DATA SECTION:
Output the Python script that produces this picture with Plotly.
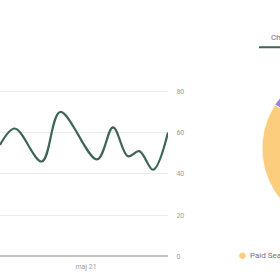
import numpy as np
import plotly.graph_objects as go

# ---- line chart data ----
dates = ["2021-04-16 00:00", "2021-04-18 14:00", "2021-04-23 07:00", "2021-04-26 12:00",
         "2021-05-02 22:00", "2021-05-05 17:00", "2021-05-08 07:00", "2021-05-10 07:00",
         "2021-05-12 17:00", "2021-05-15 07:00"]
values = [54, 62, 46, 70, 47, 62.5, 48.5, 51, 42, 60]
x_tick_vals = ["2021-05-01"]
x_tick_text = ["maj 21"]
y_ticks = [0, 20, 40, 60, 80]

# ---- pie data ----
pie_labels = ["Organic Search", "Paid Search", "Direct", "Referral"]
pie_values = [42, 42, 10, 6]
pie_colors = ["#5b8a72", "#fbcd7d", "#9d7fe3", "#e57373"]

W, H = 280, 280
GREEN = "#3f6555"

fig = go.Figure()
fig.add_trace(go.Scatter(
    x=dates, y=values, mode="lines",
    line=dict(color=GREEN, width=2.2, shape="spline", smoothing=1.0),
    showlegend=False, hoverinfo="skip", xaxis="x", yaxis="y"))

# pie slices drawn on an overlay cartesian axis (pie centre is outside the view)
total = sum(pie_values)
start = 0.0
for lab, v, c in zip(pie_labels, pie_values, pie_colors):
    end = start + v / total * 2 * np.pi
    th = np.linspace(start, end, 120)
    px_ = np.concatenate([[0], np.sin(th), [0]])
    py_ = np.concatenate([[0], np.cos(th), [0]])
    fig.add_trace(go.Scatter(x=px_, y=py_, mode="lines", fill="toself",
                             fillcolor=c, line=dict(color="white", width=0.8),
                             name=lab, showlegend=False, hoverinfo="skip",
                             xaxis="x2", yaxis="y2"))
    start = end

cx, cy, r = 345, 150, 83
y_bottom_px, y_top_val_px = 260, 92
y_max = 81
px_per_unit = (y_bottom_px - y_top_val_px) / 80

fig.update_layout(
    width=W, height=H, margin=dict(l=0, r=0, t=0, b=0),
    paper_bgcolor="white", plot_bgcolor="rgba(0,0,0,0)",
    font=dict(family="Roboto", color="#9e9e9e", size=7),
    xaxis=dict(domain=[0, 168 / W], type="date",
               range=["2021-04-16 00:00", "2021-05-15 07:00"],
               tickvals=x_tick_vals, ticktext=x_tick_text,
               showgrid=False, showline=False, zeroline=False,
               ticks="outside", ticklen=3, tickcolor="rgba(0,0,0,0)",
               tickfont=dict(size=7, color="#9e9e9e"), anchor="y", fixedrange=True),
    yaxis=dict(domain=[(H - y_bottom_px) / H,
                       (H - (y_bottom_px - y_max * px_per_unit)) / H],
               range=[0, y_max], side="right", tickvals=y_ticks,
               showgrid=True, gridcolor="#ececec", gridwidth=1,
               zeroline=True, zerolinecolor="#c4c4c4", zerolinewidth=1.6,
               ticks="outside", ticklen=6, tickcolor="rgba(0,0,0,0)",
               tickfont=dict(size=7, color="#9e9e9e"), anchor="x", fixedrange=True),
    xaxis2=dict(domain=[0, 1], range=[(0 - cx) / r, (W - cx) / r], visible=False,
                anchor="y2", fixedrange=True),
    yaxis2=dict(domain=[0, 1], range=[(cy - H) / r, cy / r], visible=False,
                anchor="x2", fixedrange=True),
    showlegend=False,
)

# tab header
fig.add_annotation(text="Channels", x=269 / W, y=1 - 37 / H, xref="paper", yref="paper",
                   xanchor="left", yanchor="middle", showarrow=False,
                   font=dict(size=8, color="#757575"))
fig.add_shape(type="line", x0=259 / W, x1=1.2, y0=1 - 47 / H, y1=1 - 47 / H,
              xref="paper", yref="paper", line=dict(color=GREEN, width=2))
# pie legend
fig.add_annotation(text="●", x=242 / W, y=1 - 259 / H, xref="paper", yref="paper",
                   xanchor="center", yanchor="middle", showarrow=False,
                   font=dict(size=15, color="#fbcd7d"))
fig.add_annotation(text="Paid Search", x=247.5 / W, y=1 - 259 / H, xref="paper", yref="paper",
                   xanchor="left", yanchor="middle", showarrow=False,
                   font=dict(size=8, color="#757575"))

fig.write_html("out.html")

SET TASK:
Reproduce the material in its entirety and word for word, without the pictures.

IN RESPONSE:
Output the Python script that produces this picture with Plotly.
import numpy as np
import plotly.graph_objects as go

# ---- line chart data ----
dates = ["2021-04-16 00:00", "2021-04-18 14:00", "2021-04-23 07:00", "2021-04-26 12:00",
         "2021-05-02 22:00", "2021-05-05 17:00", "2021-05-08 07:00", "2021-05-10 07:00",
         "2021-05-12 17:00", "2021-05-15 07:00"]
values = [54, 62, 46, 70, 47, 62.5, 48.5, 51, 42, 60]
x_tick_vals = ["2021-05-01"]
x_tick_text = ["maj 21"]
y_ticks = [0, 20, 40, 60, 80]

# ---- pie data ----
pie_labels = ["Organic Search", "Paid Search", "Direct", "Referral"]
pie_values = [42, 42, 10, 6]
pie_colors = ["#5b8a72", "#fbcd7d", "#9d7fe3", "#e57373"]

W, H = 280, 280
GREEN = "#3f6555"

fig = go.Figure()
fig.add_trace(go.Scatter(
    x=dates, y=values, mode="lines",
    line=dict(color=GREEN, width=2.2, shape="spline", smoothing=1.0),
    showlegend=False, hoverinfo="skip", xaxis="x", yaxis="y"))

# pie slices drawn on an overlay cartesian axis (pie centre is outside the view)
total = sum(pie_values)
start = 0.0
for lab, v, c in zip(pie_labels, pie_values, pie_colors):
    end = start + v / total * 2 * np.pi
    th = np.linspace(start, end, 120)
    px_ = np.concatenate([[0], np.sin(th), [0]])
    py_ = np.concatenate([[0], np.cos(th), [0]])
    fig.add_trace(go.Scatter(x=px_, y=py_, mode="lines", fill="toself",
                             fillcolor=c, line=dict(color="white", width=0.8),
                             name=lab, showlegend=False, hoverinfo="skip",
                             xaxis="x2", yaxis="y2"))
    start = end

cx, cy, r = 345, 150, 83
y_bottom_px, y_top_val_px = 260, 92
y_max = 81
px_per_unit = (y_bottom_px - y_top_val_px) / 80

fig.update_layout(
    width=W, height=H, margin=dict(l=0, r=0, t=0, b=0),
    paper_bgcolor="white", plot_bgcolor="rgba(0,0,0,0)",
    font=dict(family="Roboto", color="#9e9e9e", size=7),
    xaxis=dict(domain=[0, 168 / W], type="date",
               range=["2021-04-16 00:00", "2021-05-15 07:00"],
               tickvals=x_tick_vals, ticktext=x_tick_text,
               showgrid=False, showline=False, zeroline=False,
               ticks="outside", ticklen=3, tickcolor="rgba(0,0,0,0)",
               tickfont=dict(size=7, color="#9e9e9e"), anchor="y", fixedrange=True),
    yaxis=dict(domain=[(H - y_bottom_px) / H,
                       (H - (y_bottom_px - y_max * px_per_unit)) / H],
               range=[0, y_max], side="right", tickvals=y_ticks,
               showgrid=True, gridcolor="#ececec", gridwidth=1,
               zeroline=True, zerolinecolor="#c4c4c4", zerolinewidth=1.6,
               ticks="outside", ticklen=6, tickcolor="rgba(0,0,0,0)",
               tickfont=dict(size=7, color="#9e9e9e"), anchor="x", fixedrange=True),
    xaxis2=dict(domain=[0, 1], range=[(0 - cx) / r, (W - cx) / r], visible=False,
                anchor="y2", fixedrange=True),
    yaxis2=dict(domain=[0, 1], range=[(cy - H) / r, cy / r], visible=False,
                anchor="x2", fixedrange=True),
    showlegend=False,
)

# tab header
fig.add_annotation(text="Channels", x=269 / W, y=1 - 37 / H, xref="paper", yref="paper",
                   xanchor="left", yanchor="middle", showarrow=False,
                   font=dict(size=8, color="#757575"))
fig.add_shape(type="line", x0=259 / W, x1=1.2, y0=1 - 47 / H, y1=1 - 47 / H,
              xref="paper", yref="paper", line=dict(color=GREEN, width=2))
# pie legend
fig.add_annotation(text="●", x=242 / W, y=1 - 259 / H, xref="paper", yref="paper",
                   xanchor="center", yanchor="middle", showarrow=False,
                   font=dict(size=15, color="#fbcd7d"))
fig.add_annotation(text="Paid Search", x=247.5 / W, y=1 - 259 / H, xref="paper", yref="paper",
                   xanchor="left", yanchor="middle", showarrow=False,
                   font=dict(size=8, color="#757575"))

fig.write_html("out.html")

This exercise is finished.